Busy Winnipeg drummer Michael Jordan can often be found sitting behind the kit with projects including Royal Canoe and Begonia; other times, he can be found sitting atop a Zamboni on the city's Assiniboine River and Red River.

"In the winter months, my job is to manage a crew of folks who build and maintain the River Trail," he says of his 15 years of experience. "The many tasks my job requires include: making sure the ice is safe for people (and our machinery) through extensive ice testing, managing staff as well as helping with tasks like flooding (resurfacing) the ice, clearing snow, towing warming huts (designed by architects worldwide), standing up 700-plus Christmas trees that line the skating path and driving a Zamboni (no cab and runs on veggie oil) on some of the coldest days imaginable." His job inspired Royal Canoe's 2020 EP Glacial, for which they recorded with instruments made of ice.

Ben Worcester of Said the Whale
Hammock salesperson

Photo: Ali Wennes

If Said the Whale's harmony-drenched, Weezer-esque new single "Never Grow Up" has a youthful, carefree vibe, perhaps that's because the band's co-frontman Ben Worcester works as a salesperson in a Vancouver hammock store. "I sit in hammocks, and they pay me," he enthuses. "It's a lot like sitting in a van for eight hours on tour, only comfortable, and it smells better, and I get to listen to roots reggae all day without any complaints. Creativity is taxing and parenting is hard. Work is relative."

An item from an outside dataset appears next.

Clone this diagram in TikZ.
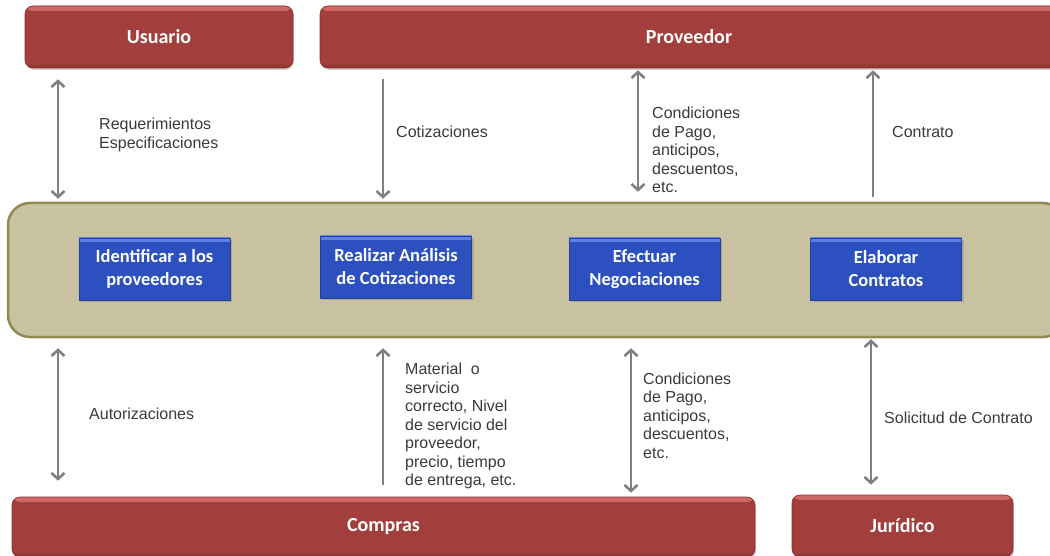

Alexander Bishop of Silvertone Hills

Photo courtesy of the artist

"I plumb so I can drum," says Alexander Bishop of Hamilton's Silvertone Hills, who plumbed classic rock and pop power influences on this fall's Limits LP. He's a licensed plumber with 11 years of experience offering service and working on new builds on construction sites. He explains, "Music has always been my first passion, and working in the trades has allowed me the flexibility to grow as a musician."

Stephen Stanley
Creative content agency co-owner

Photo: Peter Vamos

Lowest of the Low co-founder Stephen Stanley used to be a full-time musician, but these days, he takes a more holistic approach to creation with the agency Verses Content, which he launched earlier this year. He tells Exclaim! that the endeavour is "mainly focused on creating video content but we also do 360-degree creative strategy, design and write original music for clients. It's afforded me the opportunity to really tie my two lives together."

Zach Lemay of Yester Daze

Photo courtesy of the artist

Zach Lemay knows his way around a guitar. In addition to making swaggering, arena-sized rock as the six-stringer for Montreal's Yester Daze, he's worked as a full-time guitar tech for five years, and, this past spring, opened his own luthiery workshop, Boréal Guitars, in Joliette, QC.

"We build our own brand of guitars by hand, and offer custom builds as well," he tells Exclaim! "For now, we are focusing on coming up with a few electric guitar/bass models, but acoustic and folk instruments are definitely something we want to get into in the near future. We also display and put up for sale instruments handcrafted by other artisans from Quebec, as most of them aren't as lucky as we are to have a brick-and-mortar store."